--- Data shown ---

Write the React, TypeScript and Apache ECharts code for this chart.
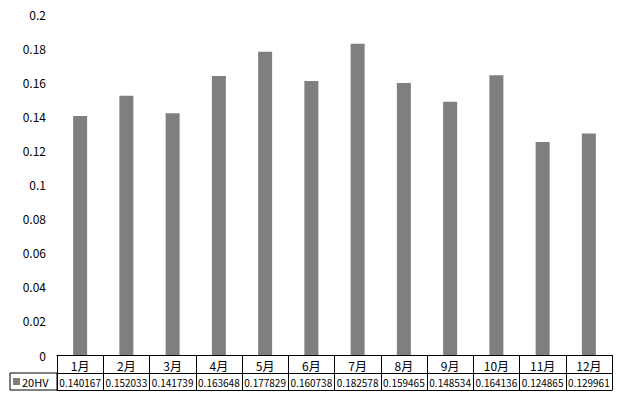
import React, { useEffect, useRef } from "react";
import * as echarts from "echarts";

const months = ["1月", "2月", "3月", "4月", "5月", "6月", "7月", "8月", "9月", "10月", "11月", "12月"];
const hvValues = [0.140167, 0.152033, 0.141739, 0.163648, 0.177829, 0.160738, 0.182578, 0.159465, 0.148534, 0.164136, 0.124865, 0.129961];
const seriesName = "20HV";

const FONT = "'Noto Sans CJK SC', sans-serif";

export default function App() {
  const ref = useRef<HTMLDivElement>(null);
  useEffect(() => {
    if (!ref.current) return;
    const chart = echarts.init(ref.current, null, { renderer: "svg" });
    chart.setOption({
      animation: false,
      backgroundColor: "#ffffff",
      grid: { left: 57, right: 8, top: 14, bottom: 45 },
      legend: {
        left: 13,
        top: 376,
        itemWidth: 7,
        itemHeight: 7,
        itemGap: 2,
        icon: "rect",
        textStyle: { fontFamily: FONT, fontSize: 11, color: "#000", padding: [0, 0, 0, -3] },
        padding: 0,
        data: [seriesName],
      },
      xAxis: [
        {
          type: "category",
          data: months,
          position: "bottom",
          axisLine: { show: true, lineStyle: { color: "#000", width: 1 } },
          axisTick: { show: true, interval: 0, length: 35, lineStyle: { color: "#000" } },
          axisLabel: { interval: 0, margin: 4, fontFamily: FONT, fontSize: 12, color: "#000" },
        },
        {
          type: "category",
          data: hvValues.map((v) => v.toFixed(6)),
          position: "bottom",
          offset: 18,
          axisLine: { show: true, lineStyle: { color: "#000", width: 1 } },
          axisTick: { show: false },
          axisLabel: { interval: 0, margin: 4, fontFamily: FONT, fontSize: 10, color: "#000" },
        },
        {
          type: "category",
          data: months,
          position: "bottom",
          offset: 35,
          axisLine: { show: true, lineStyle: { color: "#000", width: 1 } },
          axisTick: { show: false },
          axisLabel: { show: false },
        },
      ],
      yAxis: {
        type: "value",
        min: 0,
        max: 0.2,
        interval: 0.02,
        axisLine: { show: false },
        axisTick: { show: false },
        splitLine: { show: false },
        axisLabel: { margin: 11, fontFamily: FONT, fontSize: 12, color: "#000" },
      },
      graphic: [
        {
          type: "rect",
          shape: { x: 10, y: 373, width: 47, height: 17 },
          style: { fill: "none", stroke: "#000", lineWidth: 1 },
          silent: true,
        },
      ],
      series: [
        {
          name: seriesName,
          type: "bar",
          xAxisIndex: 0,
          data: hvValues,
          barWidth: 14,
          itemStyle: { color: "#7f7f7f" },
        },
      ],
    });
    return () => chart.dispose();
  }, []);
  return <div ref={ref} style={{ width: 620, height: 400, position: "absolute", left: 0, top: 0 }} />;
}
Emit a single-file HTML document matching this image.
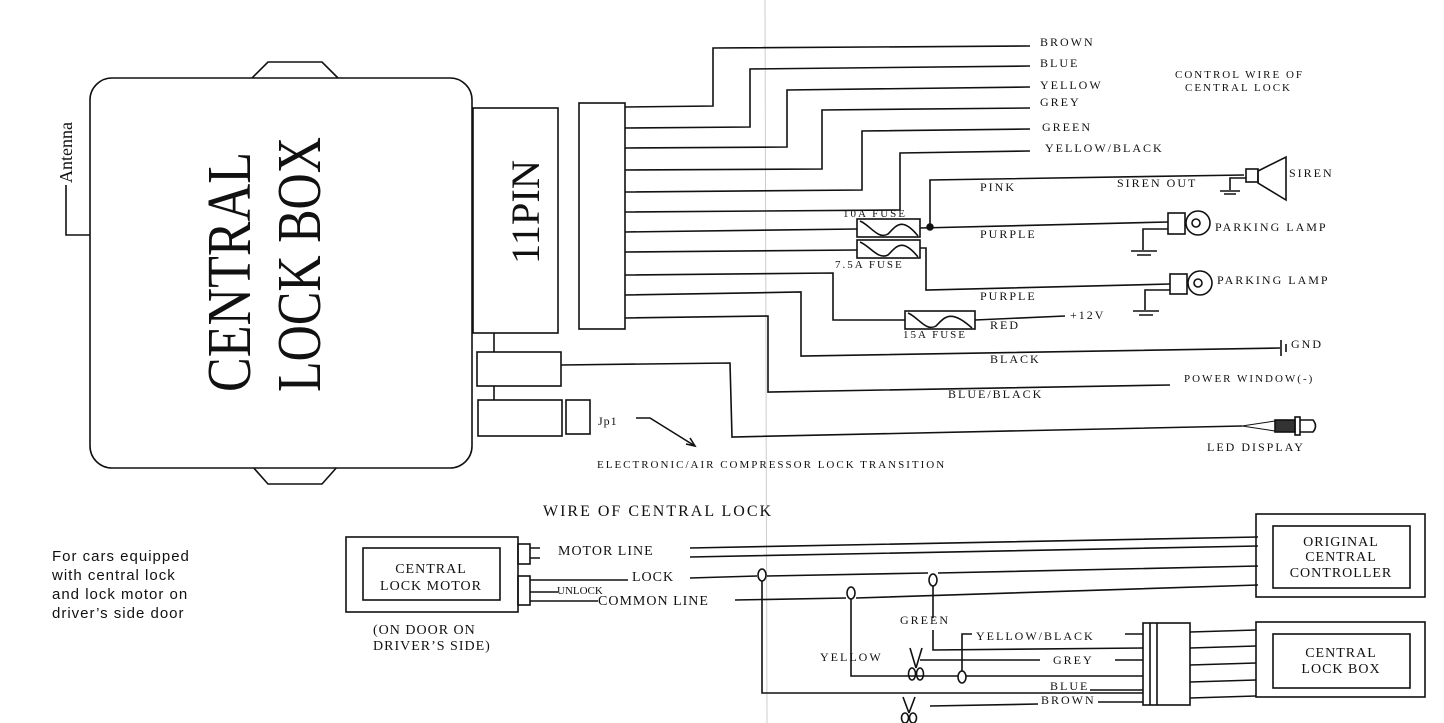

---

-- Task description --
Restate each entry word for word, please, but drop any images it holds.

-- Response to the exercise --
Write the React, TypeScript and Apache ECharts code for this chart.
import React, { useEffect, useRef } from "react";
import * as echarts from "echarts";

const months = ["1月", "2月", "3月", "4月", "5月", "6月", "7月", "8月", "9月", "10月", "11月", "12月"];
const hvValues = [0.140167, 0.152033, 0.141739, 0.163648, 0.177829, 0.160738, 0.182578, 0.159465, 0.148534, 0.164136, 0.124865, 0.129961];
const seriesName = "20HV";

const FONT = "'Noto Sans CJK SC', sans-serif";

export default function App() {
  const ref = useRef<HTMLDivElement>(null);
  useEffect(() => {
    if (!ref.current) return;
    const chart = echarts.init(ref.current, null, { renderer: "svg" });
    chart.setOption({
      animation: false,
      backgroundColor: "#ffffff",
      grid: { left: 57, right: 8, top: 14, bottom: 45 },
      legend: {
        left: 13,
        top: 376,
        itemWidth: 7,
        itemHeight: 7,
        itemGap: 2,
        icon: "rect",
        textStyle: { fontFamily: FONT, fontSize: 11, color: "#000", padding: [0, 0, 0, -3] },
        padding: 0,
        data: [seriesName],
      },
      xAxis: [
        {
          type: "category",
          data: months,
          position: "bottom",
          axisLine: { show: true, lineStyle: { color: "#000", width: 1 } },
          axisTick: { show: true, interval: 0, length: 35, lineStyle: { color: "#000" } },
          axisLabel: { interval: 0, margin: 4, fontFamily: FONT, fontSize: 12, color: "#000" },
        },
        {
          type: "category",
          data: hvValues.map((v) => v.toFixed(6)),
          position: "bottom",
          offset: 18,
          axisLine: { show: true, lineStyle: { color: "#000", width: 1 } },
          axisTick: { show: false },
          axisLabel: { interval: 0, margin: 4, fontFamily: FONT, fontSize: 10, color: "#000" },
        },
        {
          type: "category",
          data: months,
          position: "bottom",
          offset: 35,
          axisLine: { show: true, lineStyle: { color: "#000", width: 1 } },
          axisTick: { show: false },
          axisLabel: { show: false },
        },
      ],
      yAxis: {
        type: "value",
        min: 0,
        max: 0.2,
        interval: 0.02,
        axisLine: { show: false },
        axisTick: { show: false },
        splitLine: { show: false },
        axisLabel: { margin: 11, fontFamily: FONT, fontSize: 12, color: "#000" },
      },
      graphic: [
        {
          type: "rect",
          shape: { x: 10, y: 373, width: 47, height: 17 },
          style: { fill: "none", stroke: "#000", lineWidth: 1 },
          silent: true,
        },
      ],
      series: [
        {
          name: seriesName,
          type: "bar",
          xAxisIndex: 0,
          data: hvValues,
          barWidth: 14,
          itemStyle: { color: "#7f7f7f" },
        },
      ],
    });
    return () => chart.dispose();
  }, []);
  return <div ref={ref} style={{ width: 620, height: 400, position: "absolute", left: 0, top: 0 }} />;
}
Emit a single-file HTML document matching this image.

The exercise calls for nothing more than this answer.